Opinião
O País dos Irmãos Grimm
Neste Portugal em que o governo faz-de-conta que não foi demitido e a oposição faz-de-conta que é oposição, só nos resta votar fazendo-de-conta que estamos convictos que alguém vai resolver os problemas do País.
Anteontem à noite, estava eu a ver televisão, ouvi a novidade quanto ao défice orçamental do Estado: afinal tinha piorado mais de 10%, para 5,3% do PIB. Mas não se assustem, meus queridos leitores, pois como os jornalistas logo explicaram de seguida, não há problema porque com o fundo de pensões da CGD – a tal receita do Estado que não é receita nenhuma – ficaríamos abaixo dos fatídicos 3%. Isto é, íamos conseguir fazer-de-conta que tínhamos um défice orçamental dentro dos nossos europeus compromissos.

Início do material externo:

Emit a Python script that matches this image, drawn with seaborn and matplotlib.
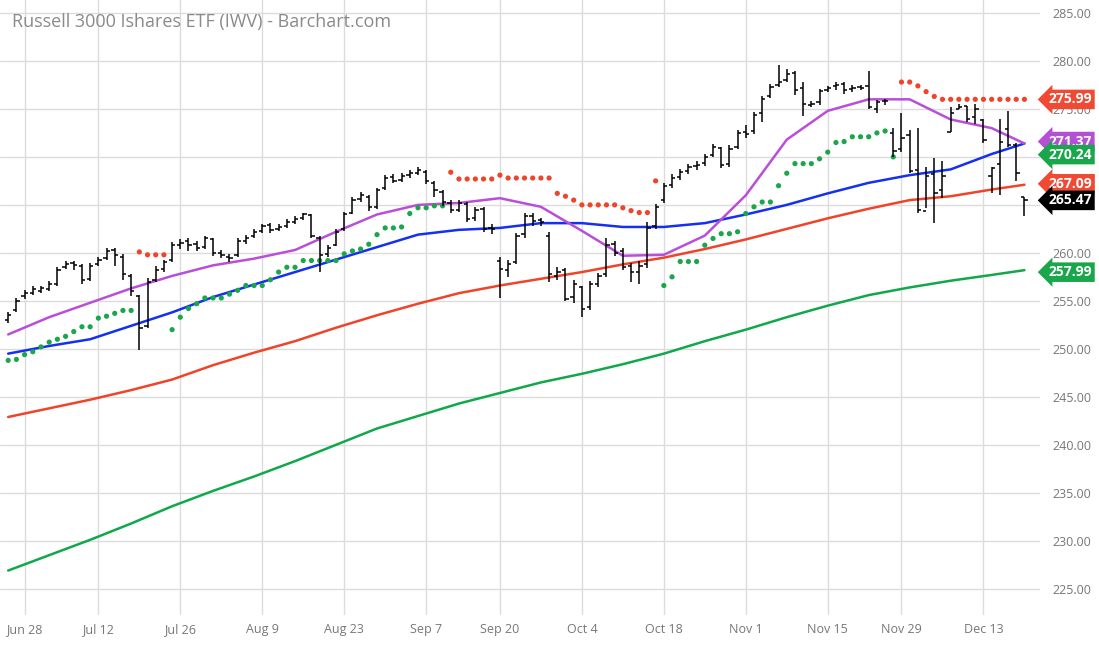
import numpy as np
import pandas as pd
import seaborn as sns
import matplotlib.pyplot as plt

# daily bars, Jun 24 - Dec 20 2021
opens = [253.0,254.0,255.5,255.8,256.0,256.2,256.8,258.5,258.9,258.6,
         257.3,258.8,259.5,260.3,259.6,257.6,255.5,252.4,257.2,258.3,
         259.3,260.8,261.2,260.9,260.6,261.4,260.0,259.6,259.8,261.2,
         261.8,262.3,262.9,262.5,262.8,263.2,263.6,263.9,261.5,259.9,
         260.8,262.5,264.2,265.6,265.8,264.8,266.8,267.9,267.6,268.1,
         268.3,268.4,267.3,266.3,265.2,264.5,265.1,263.6,264.6,262.6,
         259.2,258.2,259.0,262.0,263.8,263.4,261.8,257.6,258.2,255.4,
         256.4,254.4,256.8,257.8,260.9,260.2,258.6,258.0,258.8,262.8,
         265.5,267.1,267.9,268.5,269.1,269.4,270.2,270.9,269.3,271.0,
         272.6,272.7,274.6,276.3,277.5,278.0,278.7,277.2,275.4,275.7,277.0,
         277.4,277.6,277.1,277.3,277.4,275.0,275.8,272.5,270.8,272.3,
         268.6,264.4,268.2,266.5,272.6,275.0,275.3,274.2,273.8,268.0,269.3,272.9,271.2,265.8]
highs = [253.8,255.3,256.1,256.5,256.6,257.1,258.5,259.2,259.2,258.8,
         258.9,259.6,260.5,260.5,259.9,257.8,255.6,257.4,258.6,259.3,
         261.1,261.4,261.5,261.2,261.8,261.6,260.3,259.9,261.5,261.9,
         262.5,263.0,263.1,263.0,263.5,263.8,264.2,264.1,261.8,260.8,
         262.5,264.3,265.8,266.3,266.0,266.8,268.1,268.2,268.3,268.6,
         268.9,268.6,267.5,266.5,265.5,265.5,265.3,264.8,264.8,263.0,
         259.6,259.3,262.1,264.2,264.2,263.6,262.2,258.5,258.4,257.2,
         256.6,257.1,257.9,261.6,261.2,260.5,258.9,259.2,263.2,265.1,
         267.3,268.2,268.7,269.3,269.6,270.3,271.3,271.0,271.2,272.8,
         273.3,274.7,276.3,277.6,279.6,279.2,278.9,277.8,275.8,277.1,277.4,
         277.8,277.8,277.5,277.5,278.9,275.9,276.0,273.0,274.6,272.8,
         273.0,269.0,269.9,269.6,275.2,275.5,275.3,275.5,274.0,269.0,274.0,274.8,271.4,265.8]
lows = [252.7,253.8,255.2,255.6,255.8,256.0,256.6,258.3,258.2,256.8,
        257.1,258.6,259.3,258.6,257.2,255.5,249.9,252.2,257.0,258.0,
        259.1,260.4,260.2,260.2,260.4,259.7,259.5,259.1,259.6,260.9,
        261.6,262.1,262.1,262.3,262.6,263.0,263.4,261.5,258.0,259.6,
        260.7,262.3,264.0,265.3,264.4,264.6,266.6,267.3,267.4,267.8,
        268.1,267.2,265.8,264.9,264.2,264.3,263.2,263.3,262.2,262.0,
        255.3,257.5,258.8,261.6,262.8,262.8,257.0,257.2,255.0,254.8,
        253.3,254.1,256.4,257.5,259.7,258.2,257.0,256.8,258.4,262.5,
        265.2,266.8,267.6,268.2,268.6,269.1,270.0,268.8,269.0,270.8,
        272.0,272.4,273.6,276.1,277.3,277.8,276.5,274.3,275.2,275.4,276.8,
        277.0,276.6,276.8,277.0,275.0,274.6,275.4,270.0,270.5,268.3,
        264.2,264.7,263.1,265.7,272.6,275.0,273.6,273.4,271.5,266.2,266.0,271.0,267.5,263.8]
closes = [253.5,255.0,255.8,256.2,256.3,256.8,258.2,258.8,258.7,257.2,
          258.6,259.3,260.2,259.8,257.8,256.0,252.2,257.0,258.2,259.0,
          260.8,261.0,260.8,260.5,261.5,260.0,259.8,259.5,261.2,261.6,
          262.2,262.8,262.4,262.7,263.2,263.5,264.0,261.8,259.8,260.5,
          262.2,264.0,265.5,266.0,264.8,266.5,267.8,267.5,268.0,268.3,
          268.6,267.5,266.5,265.3,264.5,265.2,263.5,264.5,262.5,262.5,
          258.3,258.8,261.8,263.8,263.3,263.2,257.8,258.0,255.2,256.8,
          254.2,256.8,257.6,260.8,260.0,258.5,258.0,258.6,262.6,264.8,
          267.0,267.8,268.4,269.0,269.2,270.0,271.0,269.2,270.8,272.5,
          272.4,274.4,276.0,277.3,277.8,278.6,277.0,275.5,275.5,276.9,277.2,
          277.5,277.0,277.2,277.2,275.2,275.7,275.8,270.6,272.0,268.5,
          264.5,268.0,266.2,268.0,274.6,275.2,274.0,275.0,271.8,268.8,271.6,271.2,268.3,265.47]

# parabolic SAR, one dot per bar
sar = [248.8,248.9,249.4,249.7,250.2,250.7,251.0,251.3,251.8,252.3,252.3,253.2,253.4,253.7,254.0,254.0,
       260.1,259.8,259.8,259.8,
       252.0,253.3,254.2,254.7,255.3,255.3,255.3,255.7,256.1,256.6,256.6,256.6,257.2,258.0,258.5,258.5,
       259.2,259.2,259.2,259.2,259.2,259.9,260.2,260.4,260.9,261.9,262.6,262.6,262.7,264.1,264.7,264.7,264.9,264.9,
       268.4,267.7,267.7,267.7,267.7,267.7,268.1,267.8,267.8,267.8,267.8,267.8,267.8,266.2,265.9,265.5,
       265.0,265.0,265.0,265.0,265.0,264.7,264.4,264.2,264.2,267.5,
       256.6,257.5,259.1,259.1,259.1,260.8,261.5,262.0,262.0,262.2,264.1,264.8,265.3,265.3,267.0,268.3,
       269.3,269.3,269.3,269.8,270.5,271.5,271.6,272.1,272.1,272.1,272.5,272.7,270.0,
       277.8,277.8,277.4,276.8,276.3,276.0,276.0,276.0,276.0,276.0,276.0,276.0,276.0,276.0,276.0,276.0]

# moving averages read every 5th bar
ma_idx = [0,5,10,15,20,25,30,35,40,45,50,55,60,65,70,75,80,85,90,95,100,105,110,115,120,124]
ma_purple = [251.5,253.3,254.8,256.3,257.6,258.7,259.4,260.3,262.2,264.0,265.0,265.2,265.7,
             264.8,262.3,259.7,259.8,261.8,266.0,271.8,274.8,276.0,276.0,273.9,273.0,271.4]
ma_blue = [249.5,250.3,251.0,252.4,253.8,255.4,256.7,258.0,259.3,260.6,261.9,262.4,262.6,
           263.1,263.1,262.7,262.7,263.1,264.0,265.0,266.2,267.3,268.1,268.7,270.3,271.4]
ma_red = [242.9,243.8,244.7,245.7,246.8,248.3,249.6,250.8,252.2,253.5,254.7,255.8,256.6,
          257.3,258.0,258.8,259.5,260.4,261.4,262.5,263.6,264.6,265.5,265.9,266.6,267.1]
ma_green = [226.9,228.5,230.1,231.8,233.6,235.2,236.7,238.3,240.0,241.7,243.0,244.3,245.4,
            246.5,247.4,248.4,249.5,250.8,252.0,253.3,254.5,255.6,256.4,257.1,257.7,258.2]

tick_dates = ['2021-06-28','2021-07-12','2021-07-26','2021-08-09','2021-08-23','2021-09-07','2021-09-20',
              '2021-10-04','2021-10-18','2021-11-01','2021-11-15','2021-11-29','2021-12-13']
tick_labels = ['Jun 28','Jul 12','Jul 26','Aug 9','Aug 23','Sep 7','Sep 20','Oct 4','Oct 18',
               'Nov 1','Nov 15','Nov 29','Dec 13']

last_labels = ['275.99','271.37','270.24','267.09','265.47','257.99']
last_values = [275.99, 271.6, 270.24, 267.2, 265.47, 257.99]
last_colors = ['#f04a34','#b44fd6','#1aa64a','#f04a34','#000000','#1aa64a']

dates = pd.bdate_range('2021-06-24', '2021-12-20')
dates = dates[~dates.isin(pd.to_datetime(['2021-07-05','2021-09-06','2021-11-25']))]
assert len(dates) == len(closes) == len(sar) == len(highs) == len(lows) == len(opens)
x = np.arange(len(dates))
tick_pos = [dates.get_loc(pd.Timestamp(d)) for d in tick_dates]

sns.set_theme(style='white')
plt.rcParams['font.family'] = ['Open Sans', 'DejaVu Sans']

fig = plt.figure(figsize=(10.99, 6.45), dpi=100)
ax = fig.add_axes([0, 0.047, 1040 / 1099, 0.953])

ax.set_xticks(tick_pos)
ax.set_xticklabels(tick_labels)
ax.set_yticks(np.arange(225, 290, 5))
ax.set_yticklabels([f'{v:.2f}' for v in np.arange(225, 290, 5)])
ax.grid(True, color='#dcdcdc', linewidth=1)
ax.set_axisbelow(True)

ma = pd.DataFrame({'x': ma_idx, 'purple': ma_purple, 'blue': ma_blue, 'red': ma_red, 'green': ma_green})
sns.lineplot(data=ma, x='x', y='green', color='#10a84a', lw=1.8, ax=ax)
sns.lineplot(data=ma, x='x', y='red', color='#f0442a', lw=1.8, ax=ax)
sns.lineplot(data=ma, x='x', y='blue', color='#1430f0', lw=1.8, ax=ax)
sns.lineplot(data=ma, x='x', y='purple', color='#b94fd8', lw=1.8, ax=ax)

sar_df = pd.DataFrame({'x': x, 'sar': sar, 'close': closes})
sar_df['side'] = np.where(sar_df['sar'] > sar_df['close'], 'short', 'long')
sns.scatterplot(data=sar_df, x='x', y='sar', hue='side', palette={'short': '#f0442a', 'long': '#1aa64a'},
                s=14, linewidth=0, legend=False, ax=ax, zorder=3)

ax.vlines(x, lows, highs, color='black', lw=1.1, zorder=4)
ax.hlines(opens, x - 0.4, x, color='black', lw=1.1, zorder=4)
ax.hlines(closes, x, x + 0.4, color='black', lw=1.1, zorder=4)

ax.set_xlim(-1, 125.9)
ax.set_ylim(222.3, 286.35)
ax.set_xlabel('')
ax.set_ylabel('')
ax.yaxis.tick_right()
ax.tick_params(axis='both', length=0, labelsize=9, colors='#777777')
ax.tick_params(axis='y', pad=9)
ax.tick_params(axis='x', pad=6)
for s in ax.spines.values():
    s.set_visible(False)

for lab, v, c in zip(last_labels, last_values, last_colors):
    ax.text(1.008, v, lab, transform=ax.get_yaxis_transform(), color='white', fontsize=10,
            fontweight='bold', va='center', ha='left', clip_on=False, zorder=6,
            bbox=dict(boxstyle='larrow,pad=0.2', fc=c, ec='none'))

fig.text(12 / 1099, 1 - 22 / 645, 'Russell 3000 Ishares ETF (IWV) - Barchart.com', fontsize=13,
         color='#8a8a8a', va='center', ha='left')

fig.savefig('out.png', dpi=100)
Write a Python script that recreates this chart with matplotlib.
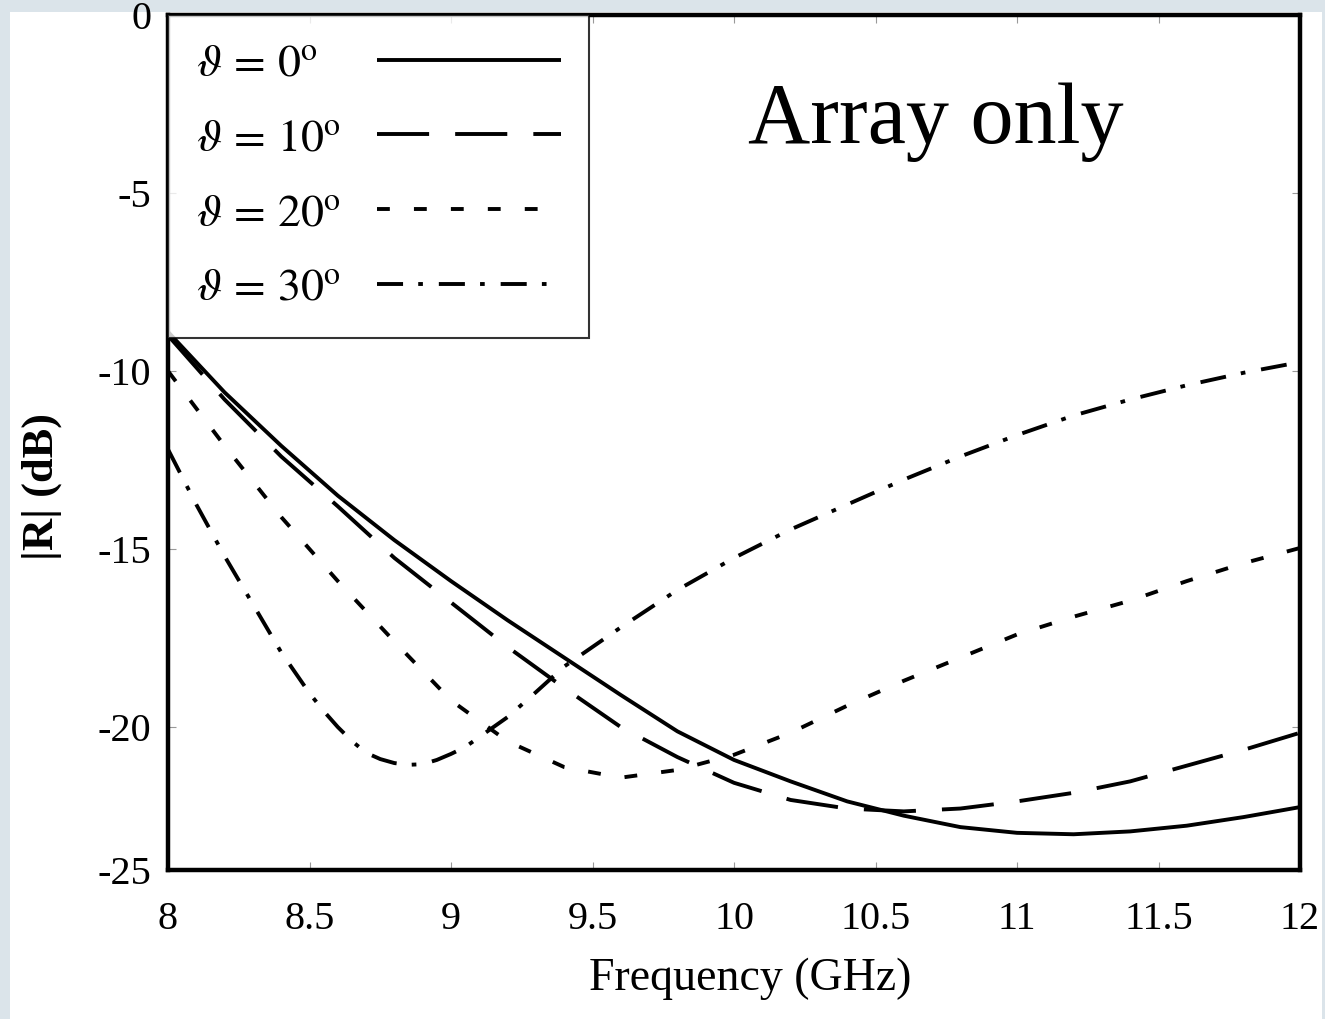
import numpy as np
import matplotlib
matplotlib.use("Agg")
import matplotlib.pyplot as plt
from matplotlib.patches import Rectangle

plt.rcParams['font.family'] = ['Liberation Serif', 'DejaVu Serif']
plt.rcParams['mathtext.fontset'] = 'stix'
plt.rcParams['axes.unicode_minus'] = False

# ---- data ----
freq_0 = [8.0, 8.2, 8.4, 8.6, 8.8, 9.0, 9.2, 9.4, 9.6, 9.8, 10.0, 10.2, 10.4,
          10.6, 10.8, 11.0, 11.2, 11.4, 11.6, 11.8, 12.0]
r_0 = [-8.9, -10.6, -12.1, -13.5, -14.75, -15.9, -17.0, -18.05, -19.1, -20.15, -21.15,
       -21.9, -22.6, -23.1, -23.5, -23.7, -23.75, -23.65, -23.45, -23.15, -22.8]

freq_10 = [8.0, 8.2, 8.4, 8.6, 8.8, 9.0, 9.2, 9.4, 9.6, 9.8, 10.0, 10.2, 10.4,
           10.6, 10.8, 11.0, 11.2, 11.4, 11.6, 11.8, 12.0]
r_10 = [-9.0, -10.8, -12.4, -13.8, -15.25, -16.5, -17.75, -18.9, -20.0, -21.05, -21.95,
        -22.55, -22.85, -22.95, -22.85, -22.6, -22.3, -21.9, -21.35, -20.8, -20.2]

freq_20 = [8.0, 8.2, 8.4, 8.6, 8.8, 9.0, 9.2, 9.4, 9.6, 9.8, 10.0, 10.2, 10.4,
           10.6, 10.8, 11.0, 11.2, 11.4, 11.6, 11.8, 12.0]
r_20 = [-10.0, -12.1, -14.1, -15.9, -17.6, -19.25, -20.5, -21.4, -21.77, -21.5, -20.97,
        -20.2, -19.4, -18.7, -18.05, -17.4, -16.9, -16.45, -15.9, -15.4, -14.97]

freq_30 = [8.0, 8.1, 8.2, 8.3, 8.4, 8.5, 8.55, 8.6, 8.65, 8.7, 8.75, 8.8, 8.85, 8.9,
           8.95, 9.0, 9.05, 9.1, 9.2, 9.3, 9.4, 9.6, 9.8, 10.0, 10.2, 10.4, 10.6, 10.8,
           11.0, 11.2, 11.4, 11.6, 11.8, 12.0]
r_30 = [-12.2, -13.75, -15.2, -16.55, -17.9, -19.05, -19.55, -20.0, -20.49, -20.9, -21.12,
        -21.26, -21.32, -21.3, -21.15, -20.94, -20.7, -20.35, -19.72, -19.02, -18.3,
        -17.2, -16.15, -15.25, -14.45, -13.75, -13.05, -12.4, -11.8, -11.25, -10.8,
        -10.4, -10.05, -9.75]

labels = [r'$\vartheta\,=\,0^{\mathrm{o}}$', r'$\vartheta\,=\,10^{\mathrm{o}}$',
          r'$\vartheta\,=\,20^{\mathrm{o}}$', r'$\vartheta\,=\,30^{\mathrm{o}}$']
x_ticks = [8, 8.5, 9, 9.5, 10, 10.5, 11, 11.5, 12]
x_ticklabels = ['8', '8.5', '9', '9.5', '10', '10.5', '11', '11.5', '12']
y_ticks = [0, -5, -10, -15, -20, -25]
y_ticklabels = ['0', '-5', '-10', '-15', '-20', '-25']

# ---- figure ----
W, H = 1325, 1019
fig = plt.figure(figsize=(W / 100, H / 100), dpi=100, facecolor='#dbe4ea')
fig.patches.append(Rectangle((10 / W, 0), (1322 - 10) / W, (H - 12) / H,
                             transform=fig.transFigure, facecolor='white',
                             edgecolor='none', zorder=-10))

ax = fig.add_axes([168 / W, 1 - 870 / H, (1300 - 168) / W, (870 - 15) / H])
ax.set_facecolor('white')

# the reference's y axis is compressed below -20 dB
K = 0.803
def fwd(y):
    y = np.asarray(y, dtype=float)
    return np.where(y >= -20, y, -20 + (y + 20) * K)
def inv(v):
    v = np.asarray(v, dtype=float)
    return np.where(v >= -20, v, -20 + (v + 20) / K)
ax.set_yscale('function', functions=(fwd, inv))

lw = 2.8
ax.plot(freq_0, r_0, color='black', lw=lw, linestyle='-', label=labels[0],
        solid_capstyle='butt')
ax.plot(freq_10, r_10, color='black', lw=lw, linestyle=(0, (13.4, 6.7)), label=labels[1])
ax.plot(freq_20, r_20, color='black', lw=lw, linestyle=(0, (3.3, 6.2)), label=labels[2])
ax.plot(freq_30, r_30, color='black', lw=lw, linestyle=(0, (6.7, 3.9, 1.2, 4.1)),
        label=labels[3])

ax.set_xlim(8, 12)
ax.set_ylim(-25, 0)
ax.set_xticks(x_ticks)
ax.set_xticklabels(x_ticklabels)
ax.set_yticks(y_ticks)
ax.set_yticklabels(y_ticklabels)
ax.minorticks_off()
ax.tick_params(axis='both', direction='in', length=6, width=0.8, color='#999999',
               labelsize=29, top=True, right=True)
ax.tick_params(axis='x', pad=22)
ax.tick_params(axis='y', pad=12)

for s in ax.spines.values():
    s.set_linewidth(3.2)
    s.set_color('black')

ax.set_xlabel('Frequency (GHz)', fontsize=33)
ax.xaxis.set_label_coords((750 - 168) / (1300 - 168), -0.102)
ax.set_ylabel('|R| (dB)', fontsize=32, fontweight='bold')
ax.yaxis.set_label_coords((62 - 168) / (1300 - 168), 1 - (486 - 15) / (870 - 15))

leg = ax.legend(loc='upper left', fontsize=33, markerfirst=False, frameon=True,
                fancybox=False, borderaxespad=0, borderpad=0.62, labelspacing=0.70,
                handlelength=4.0, handletextpad=0.79)
leg.get_frame().set_edgecolor('black')
leg.get_frame().set_linewidth(1.5)

# left-align the label texts and line up the line samples in one column
fig.canvas.draw()
r = fig.canvas.get_renderer()
texts = leg.get_texts()
widths = [t.get_window_extent(r).width for t in texts]
wmax = max(widths)
for col in leg._legend_handle_box.get_children():
    col.align = 'left'
    for row in col.get_children():
        txtbox = row.get_children()[0]
        w = txtbox.get_window_extent(r).width
        extra = wmax - w
        row.sep = leg.handletextpad * leg._fontsize * r.points_to_pixels(1.0) + extra
        row.sep = row.sep / r.points_to_pixels(1.0)

ax.text(0.678, 0.875, 'Array only', transform=ax.transAxes, fontsize=62,
        ha='center', va='center', family=['Liberation Serif', 'DejaVu Serif'])

fig.savefig('out.png', dpi=100, facecolor=fig.get_facecolor())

Logo a seguir ouvi o Primeiro-Ministro (que faz-de-conta que anda doente) a fazer-de-conta que sabia do assunto, explicando a todos nós que isto se ficou a dever ao aumento em 800 milhões de euros dos encargos com as pensões de reforma dos funcionários públicos, que fora isso a despesa estava controlada, e que este aumento de reformados foi extraordinário, tendo resultado de uma medida da Senhora Ministra das Finanças do governo anterior. Ora, se estes funcionários não se tivessem reformado teríamos mais 800 milhões em despesas com o pessoal, pelo que a despesa pública está tão descontrolada antes como depois.
Mas estando eu nestas cogitações dei-me conta que esta moda não é de agora, toda a gente neste País anda a fazer-de-conta. O anterior Governo fez-de-conta que reformou, porque reformas de facto, do sector energético à Administração Pública, não vimos nada, só papel. Já este Governo passou os primeiros quatro meses a fazer-de-conta que governou, para agora anunciar grandes obras públicas às dúzias, fazendo-de-conta que não foi demitido.
E não são só os governos, também os partidos fazem-de-conta. O PSD faz-de-conta que não quer perder as eleições para poder despachar o Dr. Lopes para casa, onde quer que ela seja. Só correu mal aquela coisa do cartaz porque o Prof. Cavaco não fez-de-conta que não se importava de figurar no dito.
O CDS/PP faz-de-conta que vai governar, anunciando um Governo e desafiando os outros partidos a fazer o mesmo, e os membros desse mesmo pseudo-governo fazem-de-conta que aceitam ser governantes sabendo que não terão que o ser porque o PP não ganhará as eleições. O PS, esse, faz-de-conta que tem um programa e uma agenda e que não terá um monte de sarilhos para resolver quando tiver que governar.
Mas não pensem que isto é só na política. É no País, em todo o lado. O Estado faz-de-conta que paga, mas é só dívidas - que o digam as farmácias e a indústria farmacêutica, os empreiteiros ou os não reembolsados dos impostos. Os clubes de futebol, esses, fazem de conta que pagam os impostos. Os estudantes fazem-de-conta que estudam, mas de borga em borga chegam aos exames de Setembro. O povão em geral continua a gastar alegremente, fazendo-de-conta que não está cada vez mais endividado.
Toda a portuguesa república faz-de-conta. Toda? Não. No meio do Atlântico há um pequeno território autónomo onde há um governante que não faz-de-conta: o Presidente do Governo Regional da Madeira está-se mesmo, digamos, borrifando para o Governo, para a Assembleia da República e suas leis, para o Tribunal de Contas, e resiste ainda e sempre.
E então como ficamos nós, meus queridos amigos, neste Portugal em que o governo faz-de-conta que não foi demitido e a oposição faz-de-conta que é oposição? Dia 20 de Fevereiro vamos todos votar, fazendo-de-conta que estamos convictos que alguém vai resolver os problemas do País.
Frederico Bastião é professor de Teoria Económica das Crises na Escola de Altos Estudos das Penhas Douradas. Quando algum dos seus alunos reclama por ter chumbado, Frederico invariavelmente responde: «Faça-de-conta que passou.»